Abbiamo già avuto modo di parlare del SIPRI, il massimo organismo internazionale di ricerca in materia di conflitti e cooperazione.
Oggi proponiamo la traduzione di un approfondimento sul rapporto tra commercio di armi e corruzione (qui trovate il testo originale).
Gli studi confermano che la corruzione collegata al commercio di armi ammonta a circa il 40% della corruzione totale nelle transazioni globali. Essa impone un pesante pedaggio a venditori e acquirenti, minando le istituzioni democratiche, che invece implicano responsabilità, e sviando preziose risorse che potrebbero essere investite per soddisfare bisogni sociali urgenti.
Un certo numero di caratteristiche sistematiche del commercio delle armi alimenta la corruzione, due delle quali sono particolarmente importanti.
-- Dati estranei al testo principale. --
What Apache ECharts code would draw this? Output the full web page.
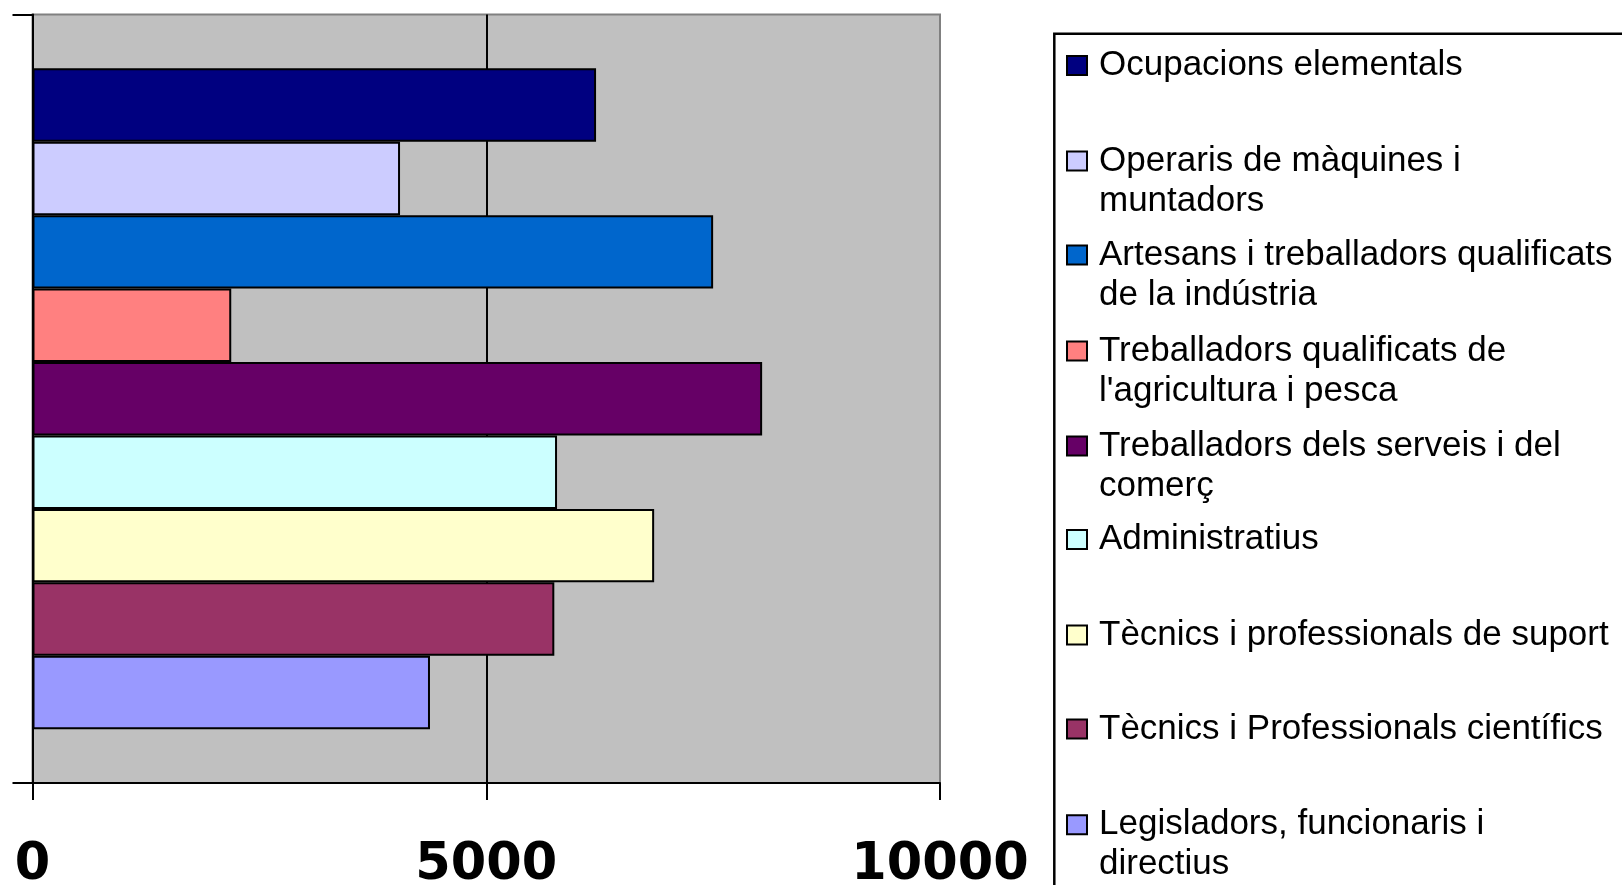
<!DOCTYPE html>
<html>
<head>
<meta charset="utf-8">
<script src="https://cdn.jsdelivr.net/npm/echarts@6/dist/echarts.min.js"></script>
<style>
html,body{margin:0;padding:0;background:#fff;}
#chart{width:1622px;height:885px;}
</style>
</head>
<body>
<div id="chart"></div>
<script>
const seriesNames = [
  "Ocupacions elementals",
  "Operaris de màquines i muntadors",
  "Artesans i treballadors qualificats de la indústria",
  "Treballadors qualificats de l'agricultura i pesca",
  "Treballadors dels serveis i del comerç",
  "Administratius",
  "Tècnics i professionals de suport",
  "Tècnics i Professionals científics",
  "Legisladors, funcionaris i directius"
];
const legendLabels = [
  "Ocupacions elementals",
  "Operaris de màquines i\nmuntadors",
  "Artesans i treballadors qualificats\nde la indústria",
  "Treballadors qualificats de\nl'agricultura i pesca",
  "Treballadors dels serveis i del\ncomerç",
  "Administratius",
  "Tècnics i professionals de suport",
  "Tècnics i Professionals científics",
  "Legisladors, funcionaris i\ndirectius"
];
const values = [6210, 4050, 7500, 2190, 8040, 5780, 6850, 5750, 4380];
const colors = ["#000080", "#CCCCFF", "#0066CC", "#FF8080", "#660066", "#CCFFFF", "#FFFFCC", "#993366", "#9999FF"];
const categories = [""];
const xTicks = { min: 0, max: 10000, interval: 5000 };

const chart = echarts.init(document.getElementById('chart'), null, { renderer: 'canvas' });

const series = seriesNames.map((name, i) => ({
  name: name,
  type: 'bar',
  data: [values[i]],
  barGap: '0%',
  barCategoryGap: '14%',
  itemStyle: { color: colors[i], borderColor: '#000', borderWidth: 2 },
  emphasis: { disabled: true }
}));

const legendCenters = [62.5, 158, 252, 348, 443, 536.5, 632, 726, 821.7];
const legends = seriesNames.map((name, i) => {
  const twoLine = legendLabels[i].indexOf('\n') >= 0;
  const shown = twoLine ? '\u00a0\n' + legendLabels[i] : legendLabels[i];
  return {
    data: [name],
    orient: 'vertical',
    left: 1066,
    top: legendCenters[i] + 3 - (twoLine ? 60 : 20),
    padding: 0,
    itemWidth: 20,
    itemHeight: 19,
    icon: 'rect',
    selectedMode: false,
    itemStyle: { borderColor: '#000', borderWidth: 2 },
    formatter: () => shown,
    textStyle: {
      fontFamily: 'Liberation Sans, Arial, sans-serif',
      fontSize: 35,
      color: '#000',
      lineHeight: 40,
      padding: [0, 0, 0, 7]
    }
  };
});

const option = {
  animation: false,
  backgroundColor: '#ffffff',
  grid: {
    left: 32.5, right: 682, top: 14.5, bottom: 102,
    containLabel: false,
    outerBoundsMode: 'none',
    show: true, backgroundColor: '#C0C0C0', borderColor: '#808080', borderWidth: 2
  },
  xAxis: {
    type: 'value',
    min: xTicks.min, max: xTicks.max, interval: xTicks.interval,
    axisLine: { show: true, lineStyle: { color: '#000', width: 2 } },
    axisTick: { show: true, length: 17, lineStyle: { color: '#000', width: 2 } },
    splitLine: { show: true, showMinLine: false, showMaxLine: false, lineStyle: { color: '#000', width: 2 } },
    axisLabel: {
      margin: 57,
      color: '#000',
      fontFamily: 'DejaVu Sans, sans-serif',
      fontWeight: 'bold',
      fontSize: 51,
      formatter: (v) => String(v)
    }
  },
  yAxis: {
    type: 'category',
    data: categories,
    axisLine: { show: true, lineStyle: { color: '#000', width: 2 } },
    axisTick: { show: true, length: 20, lineStyle: { color: '#000', width: 2 } },
    axisLabel: { show: false },
    splitLine: { show: false }
  },
  legend: legends,
  graphic: [{
    type: 'rect',
    shape: { x: 1054.3, y: 33.8, width: 700, height: 900 },
    style: { fill: 'none', stroke: '#000', lineWidth: 2.5 },
    silent: true,
    z: 10
  }],
  series: series
};
chart.setOption(option);
</script>
</body>
</html>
In primo luogo, lo stretto e imprescindibile legame con questioni di sicurezza nazionale sottrae molte compravendite al controllo. In secondo luogo, l’ambito della sicurezza nazionale favorisce l’emergere di cricche di mediatori, commercianti e funzionari autorizzati.
Questi stretti rapporti rendono meno netti i confini tra stato e industria, favorendo atteggiamenti che relegano le norme legali in secondo piano.
L’infame accordo avvenuto nella Repubblica Sudafricana nel 1999 fornisce numerosi esempi di tutto ciò che si è detto finora.
Durante il processo di selezione, fu presa una serie di decisioni molto discutibili al fine di garantire l’elezione a certi appaltatori piuttosto che altri. Un esempio è l’acquisto del velivolo da addestramento Hawk dalla British Aerospace (ora BAE Systems).
Successive indagini hanno portato alla luce una scia di pagamenti effettuati per controllare le decisioni chiave durante il processo di selezione.
In particolare, il Serious Fraud Office britannico scovò 115.000.000 di sterline (207 milioni di dollari) impiegate per delle “commissioni” fatte dalla BAE al fine di controllare le consulenze legate al contratto.
Meccanismi politici di controllo – come gli organi parlamentari e investigativi indipendenti – sono stati accantonati e sorpassati dall’esecutivo per evitare un’indagine in proposito. Grandi somme di denaro, che probabilmente avrebbe dovuto essere spese per alleviare l’eredità devastante dell’apartheid, sono state dirottate verso affari bellici.
Senza la corruzione, lo stato avrebbe speso almeno il 30% in meno nell’accordo, liberando risorse per altri beni sociali.
Al fine di combattere la corruzione nel commercio di armi, gli accordi multilaterali, come per esempio un trattato sul commercio delle armi, possono comprendere delle clausole che mettono fuorilegge le corruzione e, allo stesso tempo, forniscono meccanismi più idonei alla lotta alla corruzione.
Anche i governi nazionali potrebbero introdurre un buon numero di riforme. Queste ultime richiedono volontà politica che, a sua volta, esige un’opinione pubblica che si faccia sentire contro lo status quo.